Significant changes to compensation and benefit tax provisions have been proposed in the budget reconciliation bill, referred to as the Build Back Better bill, recently passed by the House Ways and Means Committee. Specifically, the bill would accelerate expansion of limits on a public company’s deduction for executive compensation and tighten the tax rules for certain retirement plans, including individual retirement accounts (IRAs).
Acceleration of expanded executive compensation limit
Under IRC Section 162(m), a publicly traded company’s deduction for compensation is limited to $1 million per year per covered employee. The Tax Cuts and Jobs Act of 2017 (TCJA) amended IRC Section 162(m) to remove the exception for performance-based compensation. The TCJA also expanded the definition of covered employees to include any individual who serves as CEO or CFO at any time during the year and the three most highly compensated officers for the tax year (other than the CEO or CFO).
The American Rescue Plan Act of 2021 (ARP) expanded the group of covered employees for purposes of IRC Section 162(m) for taxable years beginning after 2026. Under that provision, the next five highest-compensated employees would be added to the current list of officers whose compensation is subject to the IRC Section 162(m) limitation.
The bill that was passed by the House Ways and Means Committee would accelerate the effective date of the ARP expansion of IRC Section 162(m), making it effective for taxable years beginning after 2021.
Retirement plan changes
$10 million limit on accumulations
The proposal would impose a $10 million limit on accumulations in certain tax-favored retirement plans, including qualified defined contribution plans, 403(b) plans, governmental 457(b) plans, IRAs, and Roth IRAs for high-income individuals. The limit would apply to taxpayers with adjusted gross income (AGI) exceeding $400,000 for single individuals, $425,000 for heads of household, and $450,000 for married individuals filing jointly. Both the $10 million limit and the AGI thresholds would be indexed for inflation. If accumulations exceed the $10 million limit, current-year contributions to IRAs (Roth or regular) would be prohibited and a 6% excise tax would apply to excess contributions.

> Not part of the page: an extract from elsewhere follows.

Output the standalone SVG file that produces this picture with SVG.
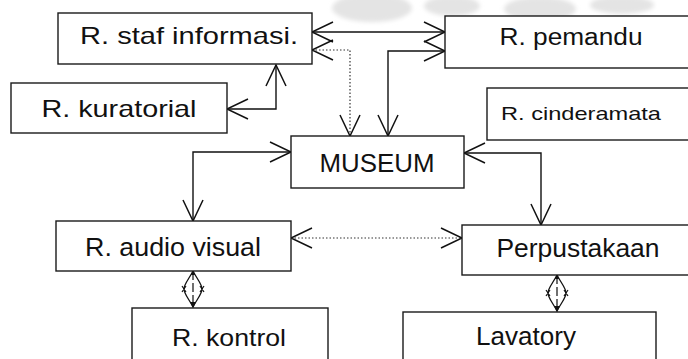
<svg xmlns="http://www.w3.org/2000/svg" width="688" height="359" viewBox="0 0 688 359">
  <style>
    .box { fill: #ffffff; stroke: #1a1a1a; stroke-width: 1.4; }
    .lbl { font-family: "Liberation Sans", Arial, sans-serif; fill: #111111; text-anchor: middle; }
    .link { fill: none; stroke: #111111; stroke-width: 1.4; }
    .dot { fill: none; stroke: #333333; stroke-width: 1.2; stroke-dasharray: 1.5 2; }
    .ends { marker-start: url(#vee); marker-end: url(#vee); }
    .dia { fill: #ffffff; stroke: #111111; stroke-width: 1.3; }
    .wm { fill: #e4e4e4; }
  </style>
  <defs>
    <!-- open V arrowhead, reversed at the start of a path -->
    <marker id="vee" viewBox="-23 -12 25 24" refX="0" refY="0" markerWidth="25" markerHeight="24" markerUnits="userSpaceOnUse" orient="auto-start-reverse" overflow="visible">
      <path d="M-21,-10 L0,0 L-21,10" fill="none" stroke="#111111" stroke-width="1.5"/>
    </marker>
    <!-- diamond link between a room and its service room -->
    <g id="diamondLink">
      <path class="dia" d="M0,0 C-4,8 -9,13 -9,18 C-9,23 -4,28 0,36 C4,28 9,23 9,18 C9,13 4,8 0,0 Z"/>
      <line x1="0" y1="0" x2="0" y2="36" stroke="#111111" stroke-width="1.2" stroke-dasharray="9 3"/>
      <path d="M-11,15 L-7,21 M-7,15 L-11,21 M7,15 L11,21 M11,15 L7,21" stroke="#111111" stroke-width="1.2"/>
      <path d="M-3,31 L0,37 L3,31 Z" fill="#111111"/>
      <path d="M-2,4 L0,-1 L2,4 Z" fill="#111111"/>
    </g>
    <filter id="soft" x="-20%" y="-50%" width="140%" height="200%">
      <feGaussianBlur stdDeviation="2"/>
    </filter>
  </defs>

  <rect width="688" height="359" fill="#ffffff"/>

  <!-- faint background emblem at the top -->
  <g id="emblem" filter="url(#soft)">
    <ellipse class="wm" cx="372" cy="8" rx="40" ry="14"/>
    <ellipse class="wm" cx="452" cy="6" rx="28" ry="10"/>
    <ellipse class="wm" cx="540" cy="9" rx="36" ry="12"/>
    <ellipse class="wm" cx="622" cy="5" rx="32" ry="9"/>
  </g>

  <!-- connectors -->
  <g id="connectors">
    <path class="link ends" d="M312,32 L445,32"/>
    <path class="dot ends" d="M312,50 L350,50 L350,136"/>
    <path class="link ends" d="M445,51 L388,51 L388,136"/>
    <path class="link ends" d="M227,109 L276,109 L276,65"/>
    <path class="link ends" d="M291,152 L193,152 L193,221"/>
    <path class="link ends" d="M464,153 L541,153 L541,225"/>
    <path class="dot ends" d="M291,238 L462,238"/>
    <use href="#diamondLink" x="193" y="271"/>
    <use href="#diamondLink" x="557" y="275"/>
  </g>

  <g id="staf">
    <rect class="box" x="58" y="13" width="254" height="51"/>
    <text class="lbl" x="189" y="44" font-size="24" textLength="218" lengthAdjust="spacingAndGlyphs">R. staf informasi.</text>
  </g>
  <g id="pemandu">
    <rect class="box" x="445" y="16" width="250" height="52"/>
    <text class="lbl" x="571" y="45" font-size="23" textLength="143" lengthAdjust="spacingAndGlyphs">R. pemandu</text>
  </g>
  <g id="kuratorial">
    <rect class="box" x="11" y="83" width="216" height="50"/>
    <text class="lbl" x="119" y="117" font-size="24" textLength="155" lengthAdjust="spacingAndGlyphs">R. kuratorial</text>
  </g>
  <g id="cinderamata">
    <rect class="box" x="487" y="88" width="208" height="52"/>
    <text class="lbl" x="581" y="120" font-size="19" textLength="160" lengthAdjust="spacingAndGlyphs">R. cinderamata</text>
  </g>
  <g id="museum">
    <rect class="box" x="291" y="136" width="173" height="52"/>
    <text class="lbl" x="377" y="172" font-size="26" textLength="115" lengthAdjust="spacingAndGlyphs">MUSEUM</text>
  </g>
  <g id="audio-visual">
    <rect class="box" x="56" y="221" width="235" height="50"/>
    <text class="lbl" x="173" y="256" font-size="25" textLength="176" lengthAdjust="spacingAndGlyphs">R. audio visual</text>
  </g>
  <g id="perpustakaan">
    <rect class="box" x="462" y="225" width="233" height="50"/>
    <text class="lbl" x="578" y="257" font-size="25" textLength="163" lengthAdjust="spacingAndGlyphs">Perpustakaan</text>
  </g>
  <g id="kontrol">
    <rect class="box" x="132" y="308" width="196" height="60"/>
    <text class="lbl" x="229" y="346" font-size="24" textLength="114" lengthAdjust="spacingAndGlyphs">R. kontrol</text>
  </g>
  <g id="lavatory">
    <rect class="box" x="403" y="312" width="253" height="56"/>
    <text class="lbl" x="526" y="345" font-size="25" textLength="100" lengthAdjust="spacingAndGlyphs">Lavatory</text>
  </g>
</svg>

Required minimum distributions
The proposal would increase the required minimum distributions for taxpayers subject to the $10 million limit if aggregate applicable retirement plan balances exceed the $10 million limit. Any distributions required under these provisions would be exempt from the 10% penalty tax otherwise applicable to early distributions from retirement plans.
Under the proposal, taxpayers subject to the $10 million limit would not be able to convert traditional IRAs to Roth IRAs and would not be able to convert non-Roth amounts in 401(k), 403(b), or governmental 457(b) plans to an amount held in a designated Roth account or Roth IRA. This provision would apply to tax years beginning after Dec. 31, 2031.
All taxpayers would be prohibited from converting non-Roth amounts to Roth IRAs or designated Roth accounts if any portion of the distribution that is being converted consists of after-tax contributions.
- IRA assets would not be permitted to be invested in any security if the issuer of such security requires the individual on whose behalf the IRA is maintained to represent that the individual has a specified minimum amount of income or assets, has completed a specified minimum level of education, or holds a specific license or credential. Transition rules apply to IRAs already holding such securities.
- An IRA would not be permitted to invest in a nonpublicly traded entity if the IRA owner has an interest of 10% or more in such entity (attribution rules apply) or if the IRA owner is an officer or director of such entity. Transition rules apply to IRAs already holding such investments.
- An IRA would not be permitted to invest in a domestic international sales corporation (DISC) or foreign sales corporation (FSC) that receives any commission or other payment from an entity with any stock or interest that is owned by the individual on whose behalf the IRA is maintained. An IRA that does not comply with these investment restrictions would cease to be an IRA, but the 15% excise tax on prohibited transactions would apply only to impermissible investments in a DISC or FSC.
- IRA owners would be disqualified persons with respect to their IRAs for purposes of the prohibited transaction rules, regardless of whether they would be disqualified persons on another basis.
- The period for the IRS to assess tax would be extended from three years to six years if there is a substantial error in reporting the value of IRA assets and in the case of a prohibited transaction.